START Data lines

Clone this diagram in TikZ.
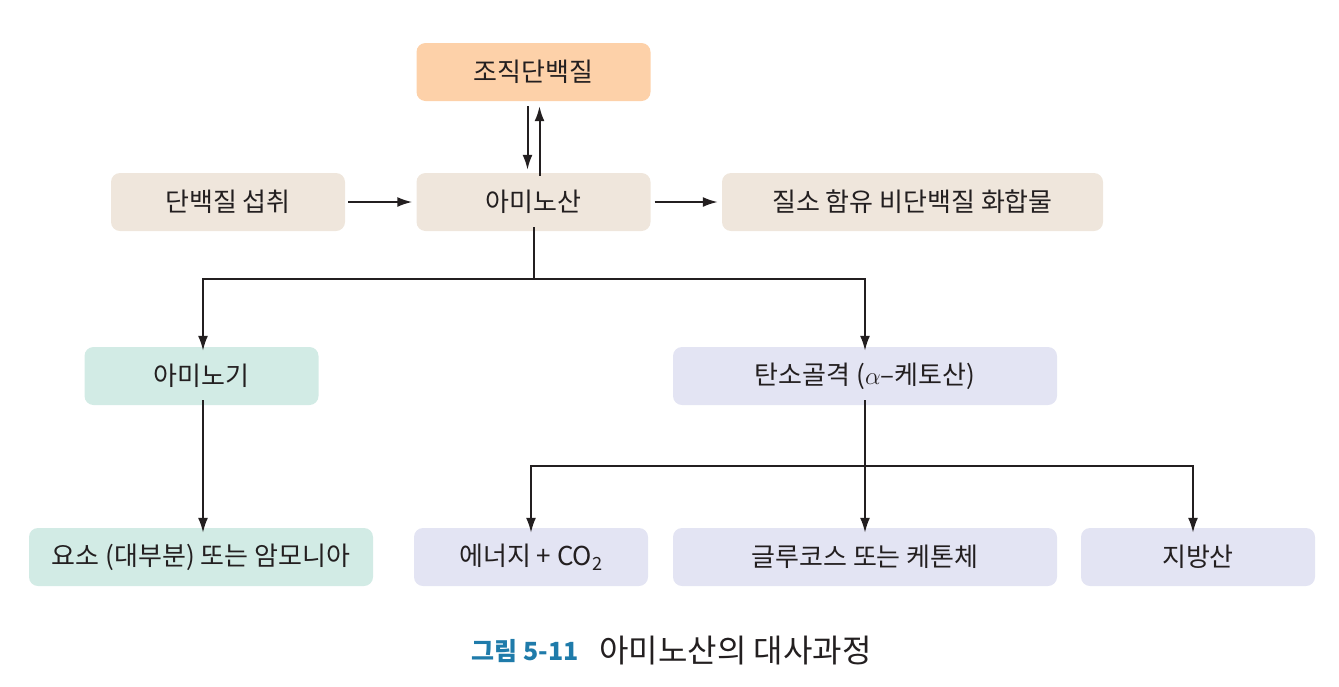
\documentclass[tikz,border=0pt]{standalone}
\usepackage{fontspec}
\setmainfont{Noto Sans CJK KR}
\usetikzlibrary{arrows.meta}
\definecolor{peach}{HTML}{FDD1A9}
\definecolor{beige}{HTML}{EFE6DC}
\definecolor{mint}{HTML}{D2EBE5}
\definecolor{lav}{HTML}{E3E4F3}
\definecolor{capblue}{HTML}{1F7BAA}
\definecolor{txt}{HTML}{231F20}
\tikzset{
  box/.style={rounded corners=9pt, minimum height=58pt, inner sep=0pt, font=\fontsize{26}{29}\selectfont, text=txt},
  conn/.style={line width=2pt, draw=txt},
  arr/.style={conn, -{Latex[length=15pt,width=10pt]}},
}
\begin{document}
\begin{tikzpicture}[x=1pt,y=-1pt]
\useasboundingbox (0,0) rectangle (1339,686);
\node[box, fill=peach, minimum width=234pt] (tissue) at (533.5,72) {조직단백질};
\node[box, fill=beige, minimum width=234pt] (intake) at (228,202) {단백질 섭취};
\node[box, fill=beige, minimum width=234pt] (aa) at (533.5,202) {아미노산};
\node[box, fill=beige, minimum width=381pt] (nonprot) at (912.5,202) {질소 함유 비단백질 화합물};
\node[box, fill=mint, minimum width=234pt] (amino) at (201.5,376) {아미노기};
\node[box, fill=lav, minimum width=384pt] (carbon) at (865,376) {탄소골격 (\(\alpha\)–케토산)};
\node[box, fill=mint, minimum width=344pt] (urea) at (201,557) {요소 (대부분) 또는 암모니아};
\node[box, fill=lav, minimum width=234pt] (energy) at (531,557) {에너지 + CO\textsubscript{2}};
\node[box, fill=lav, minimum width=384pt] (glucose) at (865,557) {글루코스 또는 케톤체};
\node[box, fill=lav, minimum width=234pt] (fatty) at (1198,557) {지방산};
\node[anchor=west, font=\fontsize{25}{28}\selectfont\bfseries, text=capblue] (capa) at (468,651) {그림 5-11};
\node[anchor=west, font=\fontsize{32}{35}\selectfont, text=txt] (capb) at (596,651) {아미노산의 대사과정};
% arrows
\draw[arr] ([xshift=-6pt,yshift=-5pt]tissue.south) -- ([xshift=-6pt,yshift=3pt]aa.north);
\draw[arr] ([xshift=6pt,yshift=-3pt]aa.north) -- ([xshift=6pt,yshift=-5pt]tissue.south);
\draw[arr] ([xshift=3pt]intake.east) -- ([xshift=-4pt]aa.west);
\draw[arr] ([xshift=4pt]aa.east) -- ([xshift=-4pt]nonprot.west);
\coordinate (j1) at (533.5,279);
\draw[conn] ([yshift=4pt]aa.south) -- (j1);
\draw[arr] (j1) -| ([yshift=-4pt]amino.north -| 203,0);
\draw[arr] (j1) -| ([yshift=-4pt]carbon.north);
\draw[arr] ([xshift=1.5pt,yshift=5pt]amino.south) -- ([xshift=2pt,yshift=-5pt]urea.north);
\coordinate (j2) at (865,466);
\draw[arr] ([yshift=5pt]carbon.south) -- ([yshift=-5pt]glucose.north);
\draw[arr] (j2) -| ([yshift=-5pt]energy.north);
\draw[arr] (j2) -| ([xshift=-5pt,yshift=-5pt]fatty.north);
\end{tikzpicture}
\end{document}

END Data lines
START Data lines

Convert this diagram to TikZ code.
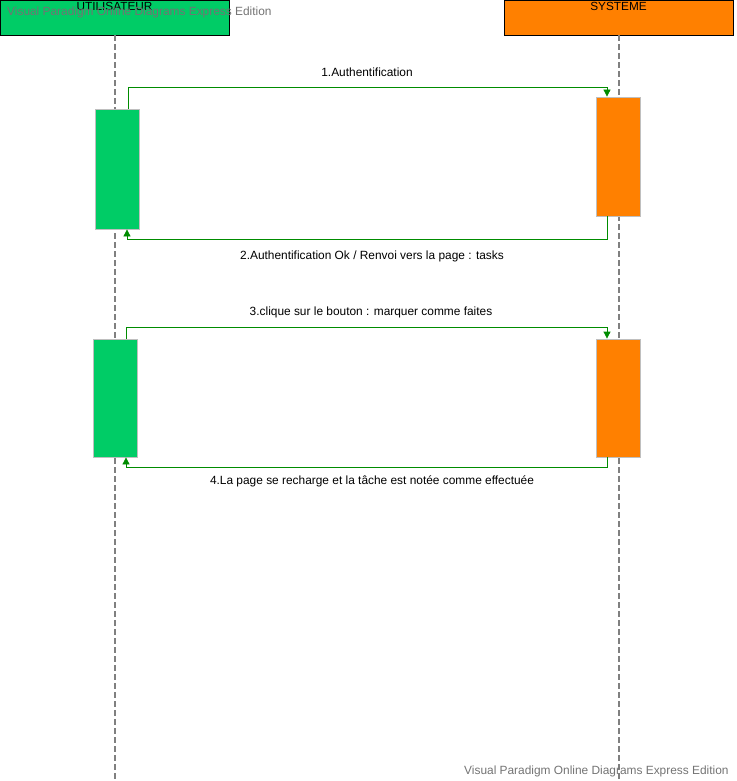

END Data lines

:: What is expected ::
Each line that has the word "this" should be copied.

:: Written solution ::
Clone this diagram in TikZ.
Convert this diagram to TikZ code.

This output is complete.